Oh, come on. The number of security issues to things like libssl alone is enormous.



Oh come one, you're describing a single dependency which being encryption is generally recommended against rolling your own.

Don't try and tell me C++ projects in general have more dependencies than high level languages.


Nope, but I'm happy to tell you that C/C++ projects in general have more security flaws than high level languages.


That's superficial. How many "high level languages" roll their own SSL from scratch? I'd bet most of them link down to the C++ libssl, so of course that one gets a lot of heat, but it also means it's a very robust piece of software.


Don't shift the goal posts, we're talking specifically about dependencies and dependency driven bugs.


Languages like C++ that lack memory safety have the irritating property that a memory safety error anywhere in the dependency tree can be exploited to attack unrelated parts of the binary. In most languages you don’t have to worry that some stateless pure-function log formatter is secretly the gap in your armor.

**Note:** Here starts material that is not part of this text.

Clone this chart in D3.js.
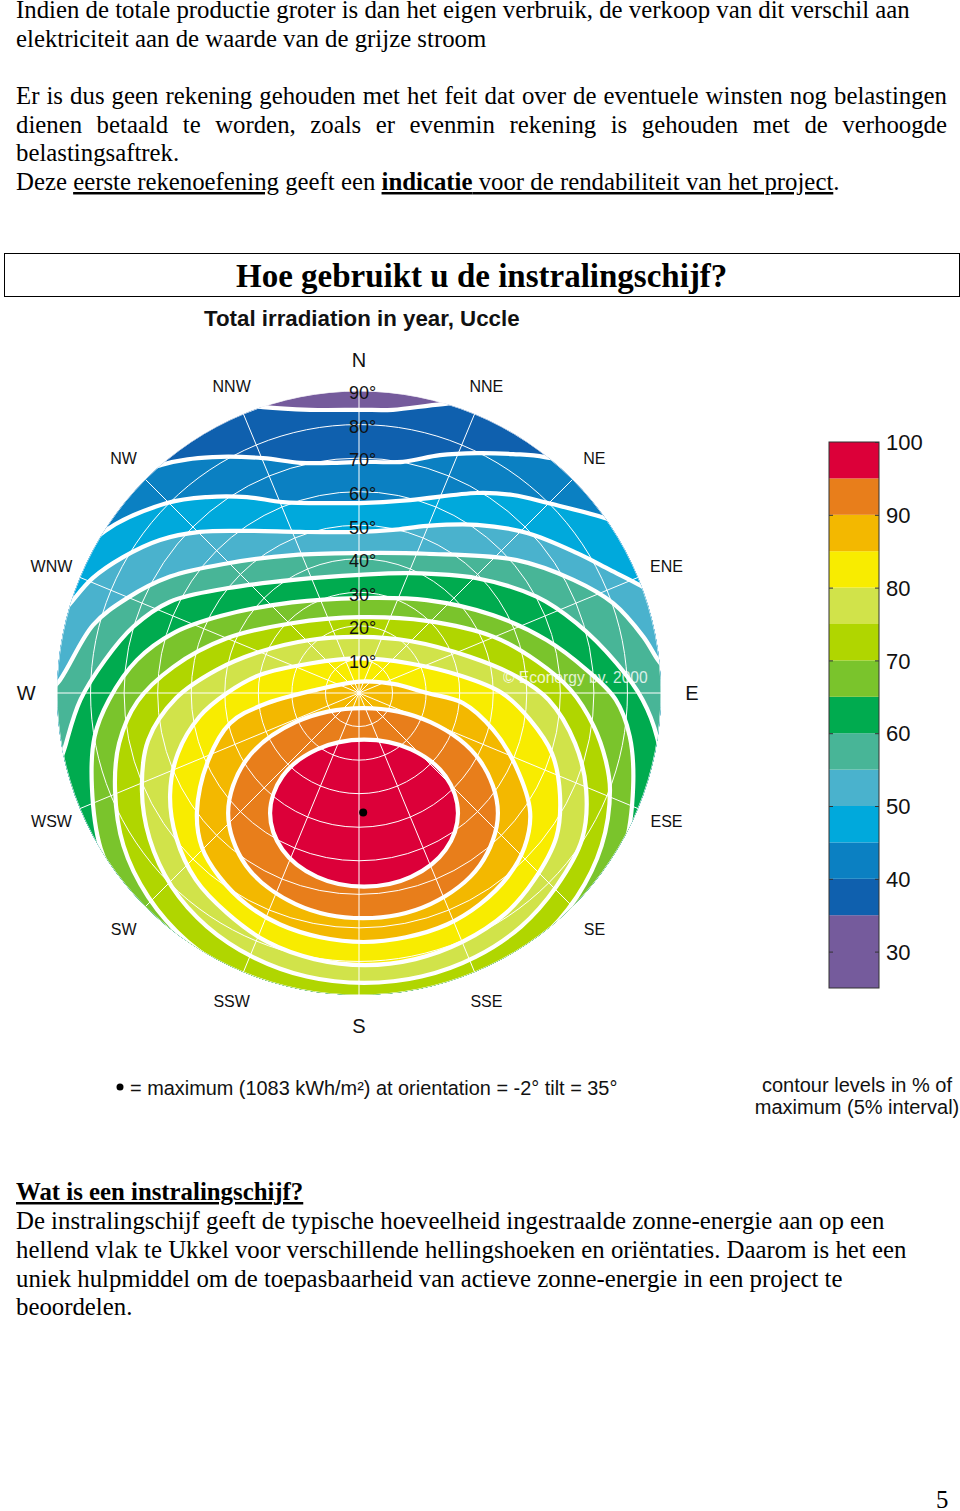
<!DOCTYPE html>
<html><head><meta charset="utf-8">
<script src="https://d3js.org/d3.v7.min.js"></script>
<style>html,body{margin:0;padding:0;background:#fff}svg{display:block}
.body{font-family:"Liberation Serif",serif;font-size:24.8px;fill:#000}
.lab{font-family:"Liberation Sans",sans-serif;fill:#111}</style>
</head><body><svg id="c" width="960" height="1511"></svg>
<script>
// contour lines as [east, north] components of the polar tilt axis (deg); beyond 90 lies past the horizon
const contour35=[[.3,84.4],[10.1,84.4],[25,86.1],[48,87.3],[116.5,-31.9],[0,-145],[-116,-31.9],[-53.4,88.8],[-28.6,85.2],[-14.6,84.4]];
const contour40=[[.3,68.9],[13.1,68.9],[24.1,70.9],[35.2,71.5],[45.9,71.2],[55.4,70.3],[77.8,63.5],[110.6,-31.9],[0,-139],[-110,-31.9],[-80.2,57.5],[-58.7,68],[-43.5,70.3],[-28.6,70],[-17.6,68.6],[-6.6,68.6]];
const contour45=[[.3,56.6],[15.2,57.5],[35.2,59.6],[45.9,59],[56.3,56.6],[73,52.2],[89.7,45.6],[107.6,-31.9],[0,-133],[-107,-31.9],[-92.1,30.7],[-75.7,48.3],[-57.2,56.6],[-45.3,58.4],[-33.4,58.4],[-22.7,56.9],[-7.7,56.6]];
const contour50=[[.3,48],[10.1,48.6],[20.3,49.8],[35.2,50.1],[50.1,47.7],[65,41.7],[74.8,36.7],[84.1,31.9],[95.7,24.7],[101.6,-31.9],[0,-127],[-101,-31.9],[-96.6,12.8],[-85.6,27.2],[-79.3,34.3],[-70.3,40.5],[-59.3,45.6],[-47.4,48],[-32.5,48.3],[-17.6,48]];
const contour55=[[.3,41.7],[20,41.5],[47,39.6],[63.9,33.7],[75.8,26.7],[84.7,16.8],[89.1,9.8],[95.7,.9],[98.7,-25.9],[86.7,-76.6],[0,-121],[-86,-76.6],[-98,-25.9],[-95,-3],[-89.1,3.9],[-79.2,20.3],[-69.2,28.2],[-56.3,34.7],[-39.4,38.6],[-19.6,41.1]];
const contour60=[[.3,35.2],[15.2,35.7],[35.1,34.2],[52.9,28.7],[64.8,20.8],[76.8,8.8],[84.5,-2],[88.8,-13.1],[91.2,-31.9],[80.8,-61.7],[42,-106],[0,-115],[-47.4,-106],[-83.2,-55.7],[-90.6,-28.9],[-87.3,-15],[-83,-2],[-75.7,9.8],[-67.2,19.8],[-56.3,27.2],[-39.4,31.2],[-19.6,33.7]];
const contour65=[[.3,28.3],[20.2,27.7],[40,23.2],[55.9,15.8],[67.8,6.9],[76.5,-2],[80.7,-13],[81.7,-28],[79.1,-46.3],[70.9,-63],[58.2,-79.1],[41.4,-88.7],[1,-98],[-39.3,-88.7],[-56,-79.1],[-68.9,-63],[-77,-46.3],[-79.6,-28],[-78.8,-13],[-74.5,-2],[-66.2,9.8],[-55,18],[-41,23],[-20,27]];
const contour70=[[.3,22.6],[20.2,21.5],[40,16.8],[53,9.5],[63,1],[70,-10],[73.5,-20],[74.8,-28.9],[72.3,-45.5],[64.9,-60.8],[53.2,-74.1],[37.9,-84.1],[20.1,-90.2],[1,-92.7],[-18.2,-90.2],[-35.8,-84.1],[-51.1,-74.1],[-62.8,-60.8],[-70.2,-45.5],[-72.7,-28.9],[-71.5,-15],[-66,-2.5],[-55.3,7.8],[-39.4,16.3],[-20,20.8]];
const contour75=[[.3,16.7],[15.2,15.5],[33,10.8],[47,4.9],[56.5,-2],[64.4,-15],[67.7,-28.9],[66.5,-43.5],[58.8,-57.7],[48.3,-69.6],[34.6,-78.7],[18.6,-84.5],[1.5,-86.4],[-15.6,-84.5],[-31.6,-78.7],[-45.3,-69.6],[-55.8,-57.7],[-62.4,-43.5],[-64.7,-28.9],[-62.8,-14],[-54.5,-1.5],[-42.4,6.9],[-29.5,12.3],[-14.6,15.8]];
const contour80=[[.3,10.3],[15.2,8.8],[30.1,5.2],[42.6,0],[51,-8],[57.5,-18],[59.9,-30.4],[58.8,-43],[52.2,-55.7],[43.8,-65.6],[30.8,-74.2],[16.8,-79.3],[1.8,-81.1],[-13.3,-79.3],[-27.3,-74.2],[-39.3,-65.6],[-48.6,-55.7],[-54.5,-43],[-56.3,-30.4],[-54,-18],[-47.5,-7],[-39.3,0],[-29.5,5.4],[-14.6,8.8]];
const contour85=[[.3,3.4],[10.2,2.7],[20.3,0],[31,-3],[40,-11],[46.8,-22],[51,-35.5],[49.3,-46],[44.3,-54.8],[36,-63],[26.2,-69],[14,-72.8],[1.3,-74.2],[-11.5,-72.8],[-23.5,-69],[-33.5,-63],[-41.6,-54.8],[-46.8,-46],[-48.3,-35.5],[-44.9,-20],[-38.4,-9],[-28.6,-3.5],[-12.5,1]];
const contour90=[[41.4,-35.8],[36,-51.4],[21.3,-62.9],[1.2,-67.1],[-18.9,-62.9],[-33.7,-51.4],[-39,-35.8],[-33.7,-20.1],[-18.9,-8.7],[1.2,-4.5],[21.3,-8.7],[36,-20.1]];
const contour95=[[29.5,-35.8],[25.8,-46.7],[15.5,-54.8],[1.5,-57.7],[-12.5,-54.8],[-22.8,-46.7],[-26.5,-35.8],[-22.8,-24.8],[-12.5,-16.8],[1.5,-13.9],[15.5,-16.8],[25.8,-24.8]];

const levelColors=["#755b9c","#0f60ae","#0b80c2","#00a9dc","#4ab2cd","#48b597","#00ab4f","#7ac42c","#b0d600","#d1e34a","#f8ec00","#f3b800","#e87e1b","#dc0039"];
const levelEdges=[25,35,40,45,50,55,60,65,70,75,80,85,90,95,100];
const contours=[contour35,contour40,contour45,contour50,contour55,contour60,contour65,contour70,contour75,contour80,contour85,contour90,contour95];
const tiltRings=[10,20,30,40,50,60,70,80,90];
const compass=["N","NNE","NE","ENE","E","ESE","SE","SSE","S","SSW","SW","WSW","W","WNW","NW","NNW"];
const majorCompass=["N","E","S","W"];
const legendTicks=[100,90,80,70,60,50,40,30];
const maximum={orientation:-2,tilt:35.6};

const textTop=[["Indien de totale productie groter is dan het eigen verbruik, de verkoop van dit verschil aan",18],
["elektriciteit aan de waarde van de grijze stroom",47],
["Er is dus geen rekening gehouden met het feit dat over de eventuele winsten nog belastingen",104,947],
["dienen betaald te worden, zoals er evenmin rekening is gehouden met de verhoogde",133,947],
["belastingsaftrek.",161]];
const textBottom=[["De instralingschijf geeft de typische hoeveelheid ingestraalde zonne-energie aan op een",1229],
["hellend vlak te Ukkel voor verschillende hellingshoeken en oriëntaties. Daarom is het een",1258],
["uniek hulpmiddel om de toepasbaarheid van actieve zonne-energie in een project te",1287],
["beoordelen.",1315]];

const svg=d3.select("#c");
const cx=359,cy=693;
const r=d3.scaleLinear().domain([0,90]).range([0,302]);
const ex=d3.scaleLinear().domain([-90,90]).range([-302,302]);
const ny=d3.scaleLinear().domain([-90,90]).range([302,-302]);
const rad=d3.scaleLinear().domain([0,360]).range([0,2*Math.PI]);
const disk=svg.append("g").attr("transform",`translate(${cx},${cy})`);
svg.append("defs").append("clipPath").attr("id","hor").append("circle").attr("r",r(90));
const area=disk.append("g").attr("clip-path","url(#hor)");
area.append("circle").attr("r",r(90)).attr("fill",levelColors[0]);
const line=d3.line().x(d=>ex(d[0])).y(d=>ny(d[1])).curve(d3.curveCatmullRomClosed.alpha(0.5));
area.selectAll("path.c").data(contours).join("path").attr("class","c").attr("d",line)
 .attr("fill",(d,i)=>levelColors[i+1]).attr("stroke","#fff").attr("stroke-width",4.2).attr("stroke-linejoin","round");
area.selectAll("circle.ring").data(tiltRings).join("circle").attr("class","ring").attr("r",d=>r(d)).attr("fill","none").attr("stroke","#fff").attr("stroke-width",1);
area.selectAll("line.ray").data(compass).join("line").attr("class","ray")
 .attr("x2",(d,i)=>r(90)*Math.sin(rad(i*22.5))).attr("y2",(d,i)=>-r(90)*Math.cos(rad(i*22.5))).attr("stroke","#fff").attr("stroke-width",1);
disk.selectAll("text.cmp").data(compass).join("text").attr("class","lab cmp")
 .attr("x",(d,i)=>r(99.2)*Math.sin(rad(i*22.5))).attr("y",(d,i)=>-r(99.2)*Math.cos(rad(i*22.5)))
 .attr("dy",d=>majorCompass.includes(d)?".36em":".42em").attr("text-anchor","middle").attr("font-size",d=>majorCompass.includes(d)?20:16).text(d=>d);
disk.selectAll("text.tilt").data(tiltRings).join("text").attr("class","lab tilt")
 .attr("x",-10).attr("y",d=>-r(d)).attr("dy",".46em").attr("font-size",18).text(d=>d+"°");
disk.append("text").attr("class","lab").attr("x",144).attr("y",-10).attr("font-size",15.6).style("fill","#fff").attr("opacity",.8).text("© Econergy bv. 2000");
disk.append("circle").attr("r",4).attr("fill","#000")
 .attr("cx",r(maximum.tilt)*Math.sin(rad(180+maximum.orientation))).attr("cy",-r(maximum.tilt)*Math.cos(rad(180+maximum.orientation)));

// colour bar
const ly=d3.scaleLinear().domain([100,25]).range([442,988]);
const bar=svg.append("g");
bar.selectAll("rect").data(levelColors).join("rect").attr("x",829).attr("width",50)
 .attr("y",(d,i)=>ly(levelEdges[i+1])).attr("height",(d,i)=>ly(levelEdges[i])-ly(levelEdges[i+1])).attr("fill",d=>d);
bar.append("rect").attr("x",829).attr("y",442).attr("width",50).attr("height",546).attr("fill","none").attr("stroke","#333").attr("stroke-width",1);
const ax=d3.axisRight(ly).tickValues(legendTicks).tickSize(-4).tickPadding(7).tickFormat(d3.format("d"));
const axg=svg.append("g").attr("transform","translate(879,0)").call(ax);
axg.select(".domain").remove();
axg.selectAll("text").attr("class","lab").attr("font-size",22).attr("dy",".35em").style("font-family","Liberation Sans").style("fill","#111");
axg.selectAll("line").attr("stroke","#333");
const axl=d3.axisLeft(ly).tickValues(legendTicks.slice(1)).tickSize(-4).tickFormat("");
const axlg=svg.append("g").attr("transform","translate(829,0)").call(axl);axlg.select(".domain").remove();axlg.selectAll("line").attr("stroke","#333");

// texts
function addLines(rows){rows.forEach(([s,y,to])=>{const t=svg.append("text").attr("class","body").attr("x",16).attr("y",y).text(s);
 if(to){const w=t.node().getComputedTextLength();t.attr("word-spacing",(to-16-w)/(s.split(" ").length-1));}});}
addLines(textTop);addLines(textBottom);
const u=svg.append("text").attr("class","body").attr("x",16).attr("y",190);
u.append("tspan").text("Deze ");
u.append("tspan").attr("text-decoration","underline").text("eerste rekenoefening");
u.append("tspan").text(" geeft een ");
u.append("tspan").attr("text-decoration","underline").attr("font-weight","bold").text("indicatie");
u.append("tspan").attr("text-decoration","underline").text(" voor de rendabiliteit van het project");
u.append("tspan").text(".");
svg.append("text").attr("class","body").attr("x",16).attr("y",1200).attr("font-weight","bold").attr("text-decoration","underline").text("Wat is een instralingschijf?");
svg.append("text").attr("class","body").attr("x",936).attr("y",1508).text("5");
svg.append("rect").attr("x",4.5).attr("y",253.5).attr("width",955).attr("height",43).attr("fill","none").attr("stroke","#000").attr("stroke-width",1);
svg.append("text").attr("x",236).attr("y",287).style("font-family","Liberation Serif").attr("font-weight","bold").attr("font-size",33).text("Hoe gebruikt u de instralingschijf?");
svg.append("text").attr("class","lab").attr("x",204).attr("y",326).attr("font-weight","bold").attr("font-size",22.3).text("Total irradiation in year, Uccle");
svg.append("circle").attr("cx",120).attr("cy",1087).attr("r",3.5).attr("fill","#000");
svg.append("text").attr("class","lab").attr("x",130).attr("y",1095).attr("font-size",19.9).text("= maximum (1083 kWh/m²) at orientation = -2° tilt = 35°");
svg.append("text").attr("class","lab").attr("x",857).attr("y",1092).attr("text-anchor","middle").attr("font-size",20).text("contour levels in % of");
svg.append("text").attr("class","lab").attr("x",857).attr("y",1114).attr("text-anchor","middle").attr("font-size",20).text("maximum (5% interval)");
</script></body></html>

They certainly don't have less to a degree which makes up for the lack of tooling to support it. C++ dependency management is a nightmare which dwarfs even the worst of npm. Even if it were to half the number of dependencies it doesn't make up for the 10 times more dependency and build-related issues which appear.


I'll try:

https://nightly.ardour.org/i/A_Linux_i386/info.txt

That's the dependency stack for a 350k LOC cross-platform C++ project.

I'll leave it to your judgement if this is more or less than "high level languages".


Cherry picking is pointless and doesn't prove anything


Neither does just invoking No True Scotsman at every turn.


Code that you reinvent/maintain yourself is almost always less actively maintained than the dependency you could have used. Less maintained code universally means more buggy code. (not even talking about performance and features) It all boils down to human resources. Also your saved human resources by using a dependency can be reallocated either at bettering the rest of your code or towards contributing to the dependency.

Regarding security issues in C++ in general: ~51% of security issues are memory related, so you get at least half less security issues with a garbage collected language.